The priest get-up provides the most snickers though as while decked out as a pastor Evil runs afoul of a motorcycle gang and must seek sanctuary at a drive-in playing a Blood Feast trailer.
All hail, Herschell Gordon Lewis.
Along with having an uninspired serial killer targeting her, Sullivan also has to deal with her emotionally unstable actor wannabe son (Grant Cramer, Killer Klowns from Outer Space) and her jerkwad of a husband (Kip Niven).
New Year’s Evil sets itself up as a cagey Giallo but all of its obvious red herrings, transparent twists wouldn’t fool anyone who has read Nate the Great or The Babysitters Club as a kid.
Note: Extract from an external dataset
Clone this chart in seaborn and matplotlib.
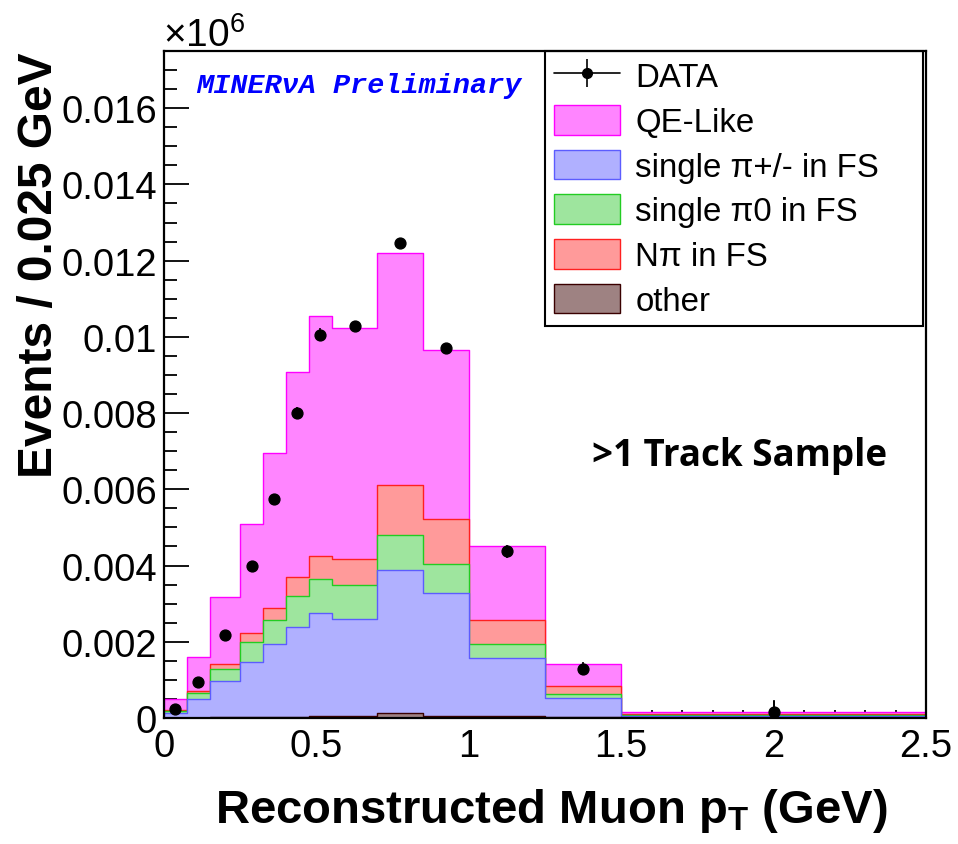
import numpy as np
import matplotlib
matplotlib.use("Agg")
import matplotlib.pyplot as plt
from matplotlib.patches import Patch
from matplotlib.lines import Line2D
from matplotlib.ticker import MultipleLocator, FuncFormatter
import seaborn as sns

# ---------------- data ----------------
bin_edges = [0, 0.075, 0.15, 0.25, 0.325, 0.4, 0.475, 0.55, 0.7, 0.85, 1.0, 1.25, 1.5, 2.5]
bin_centers = [0.0375, 0.1125, 0.2, 0.2875, 0.3625, 0.4375, 0.5125, 0.625, 0.775, 0.925, 1.125, 1.375, 2.0]

other = [0.01e-3, 0.01e-3, 0.02e-3, 0.02e-3, 0.03e-3, 0.03e-3, 0.05e-3, 0.06e-3, 0.12e-3, 0.06e-3, 0.04e-3, 0.02e-3, 0.005e-3]
single_pipm = [0.13e-3, 0.50e-3, 0.96e-3, 1.46e-3, 1.90e-3, 2.36e-3, 2.71e-3, 2.54e-3, 3.77e-3, 3.21e-3, 1.53e-3, 0.50e-3, 0.045e-3]
single_pi0 = [0.05e-3, 0.15e-3, 0.31e-3, 0.51e-3, 0.65e-3, 0.82e-3, 0.89e-3, 0.89e-3, 0.91e-3, 0.77e-3, 0.37e-3, 0.12e-3, 0.03e-3]
n_pi = [0.02e-3, 0.06e-3, 0.13e-3, 0.24e-3, 0.31e-3, 0.48e-3, 0.60e-3, 0.68e-3, 1.32e-3, 1.17e-3, 0.64e-3, 0.21e-3, 0.03e-3]
qe_like = [0.28e-3, 0.89e-3, 1.75e-3, 2.85e-3, 4.06e-3, 5.40e-3, 6.30e-3, 6.06e-3, 6.07e-3, 4.45e-3, 1.92e-3, 0.57e-3, 0.05e-3]

data_vals = [0.24e-3, 0.94e-3, 2.18e-3, 4.00e-3, 5.75e-3, 8.01e-3, 10.05e-3, 10.29e-3, 12.46e-3, 9.70e-3, 4.38e-3, 1.29e-3, 0.16e-3]
data_err = [0.05e-3, 0.08e-3, 0.10e-3, 0.12e-3, 0.14e-3, 0.16e-3, 0.17e-3, 0.12e-3, 0.13e-3, 0.12e-3, 0.17e-3, 0.17e-3, 0.30e-3]

labels = ["DATA", "QE-Like", "single \u03c0+/- in FS", "single \u03c00 in FS", "N\u03c0 in FS", "other"]

# ---------------- style ----------------
sns.set_style("ticks")
plt.rcParams["font.family"] = ["Liberation Sans", "DejaVu Sans"]
plt.rcParams["mathtext.fontset"] = "custom"
plt.rcParams["mathtext.rm"] = "Liberation Sans"
plt.rcParams["mathtext.bf"] = "Liberation Sans:bold"
for key in ["text.color", "axes.labelcolor", "xtick.color", "ytick.color", "axes.edgecolor"]:
    plt.rcParams[key] = "black"

W, H = 958, 845
fig = plt.figure(figsize=(W / 100, H / 100), dpi=100)
ax_l, ax_r, ax_t, ax_b = 164, 926, 52, 719
ax = fig.add_axes([ax_l / W, 1 - ax_b / H, (ax_r - ax_l) / W, (ax_b - ax_t) / H])

# colours (face, edge)
c_qe = ("#ff85ff", "#ff00ff")
c_npi = ("#ff9a9a", "#ff2020")
c_pi0 = ("#9ee59e", "#22cc22")
c_pipm = ("#b0b0ff", "#5c5cff")
c_oth = ("#9e8282", "#3a0000")

# stacked histogram: draw cumulative layers from top to bottom
s1 = np.array(other)
s2 = s1 + np.array(single_pipm)
s3 = s2 + np.array(single_pi0)
s4 = s3 + np.array(n_pi)
s5 = s4 + np.array(qe_like)
layers = [(s5, c_qe), (s4, c_npi), (s3, c_pi0), (s2, c_pipm), (s1, c_oth)]
for cum, (face, edge) in layers:
    sns.histplot(x=bin_centers, weights=cum, bins=bin_edges, element="step", fill=True,
                 color=face, edgecolor=edge, alpha=1, linewidth=1.0, ax=ax)

# data points
ax.errorbar(bin_centers, data_vals, yerr=data_err, fmt="o", color="black",
            markersize=7.8, elinewidth=1.2, capsize=0, zorder=5, clip_on=True)

# axes
ax.set_xlim(0, 2.5)
ax.set_ylim(0, 0.0175)
ax.set_xlabel("")
ax.set_ylabel("")
ax.xaxis.set_major_locator(MultipleLocator(0.5))
ax.xaxis.set_minor_locator(MultipleLocator(0.1))
ax.yaxis.set_major_locator(MultipleLocator(0.002))
ax.yaxis.set_minor_locator(MultipleLocator(0.0005))
fmt = FuncFormatter(lambda v, p: "%g" % round(v, 6))
ax.xaxis.set_major_formatter(fmt)
ax.yaxis.set_major_formatter(fmt)
ax.tick_params(axis="y", which="major", direction="in", length=18, width=1.3, labelsize=27.5, pad=5)
ax.tick_params(axis="y", which="minor", direction="in", length=9, width=1.3)
ax.tick_params(axis="x", which="major", direction="in", length=12, width=1.3, labelsize=27.5, pad=7)
ax.tick_params(axis="x", which="minor", direction="in", length=6, width=1.3)
for sp in ax.spines.values():
    sp.set_visible(True)
    sp.set_linewidth(1.6)
    sp.set_color("black")
    sp.set_zorder(10)

# axis titles
fig.text(40 / W, 1 - 52 / H, "Events / 0.025 GeV", rotation=90, ha="center", va="top",
         fontsize=34.5, fontweight="bold")
fig.text(888 / W, 1 - 823 / H, r"Reconstructed Muon p$_{\mathbf{T}}$ (GeV)", ha="right",
         va="baseline", fontsize=34, fontweight="bold")
fig.text(163 / W, 1 - 47 / H, "\u00d710$^{6}$", ha="left", va="baseline", fontsize=28)

# annotations
fig.text(196 / W, 1 - 93 / H, "MINER\u03bdA Preliminary", ha="left", va="baseline",
         fontsize=20.5, fontweight="bold", fontstyle="italic", color="blue",
         family=["Liberation Mono", "DejaVu Sans Mono"])
fig.text(592 / W, 1 - 466 / H, ">1 Track Sample", ha="left", va="baseline",
         fontsize=26.5, fontweight="bold", family=["Open Sans", "DejaVu Sans"])

# legend
data_handle = (Line2D([], [], color="black", lw=1.2),
               Line2D([], [], color="black", marker="o", markersize=7, ls="none"),
               Line2D([], [], color="black", marker="|", markersize=20, markeredgewidth=1.2, ls="none"))
handles = [data_handle,
           Patch(facecolor=c_qe[0], edgecolor=c_qe[1]),
           Patch(facecolor=c_pipm[0], edgecolor=c_pipm[1]),
           Patch(facecolor=c_pi0[0], edgecolor=c_pi0[1]),
           Patch(facecolor=c_npi[0], edgecolor=c_npi[1]),
           Patch(facecolor=c_oth[0], edgecolor=c_oth[1])]
lx0 = (545 - ax_l) / (ax_r - ax_l)
lw_ = (923 - 545) / (ax_r - ax_l)
lh = (325 - 52) / (ax_b - ax_t)
leg = ax.legend(handles, labels, loc="upper left", bbox_to_anchor=(lx0, 1 - lh, lw_, lh),
                mode="expand", borderaxespad=0, fontsize=23.8, frameon=True, fancybox=False,
                framealpha=1, edgecolor="black", handlelength=2.0, handleheight=1.0,
                handletextpad=0.45, labelspacing=0.35, borderpad=0.28)
leg.get_frame().set_linewidth(1.5)

fig.savefig("out.png", dpi=100)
The movie’s twist is obvious from the very start.
With an excruciatingly awful seventies soundtrack filled with cheesy synthesizers, bongo drums, wah-wah pedals and that rattle snake sound used to indicate trouble or danger, New Year’s Evil has the production value of any run-of-the-mill television action series from the seventies and as such is as moldy as that block of cheese you forgot about behind that carton of expired egg whites you have in your fridge from when you thought about perhaps eating healthier. Just like those eggs, all copies of New Year’s Evil deserve to be transported to their final resting place by a garbage truck.
Gravestones
Knifed in a shower.
Stabbed to death.
Asphyxiated with a plastic bag.
Choked and stabbed in a garbage dumpster.
Leaps off the roof of a building.
Knifed in the stomach.
Killed off camera.
Naughty Bits
Some breasts and some imitation sex.
Memorable Dialogue
Evil: I’m a man of God, not a man of violence!
Diane Sullivan: Well, listen Mr. Evil. Do you have a vote for the top song of the year?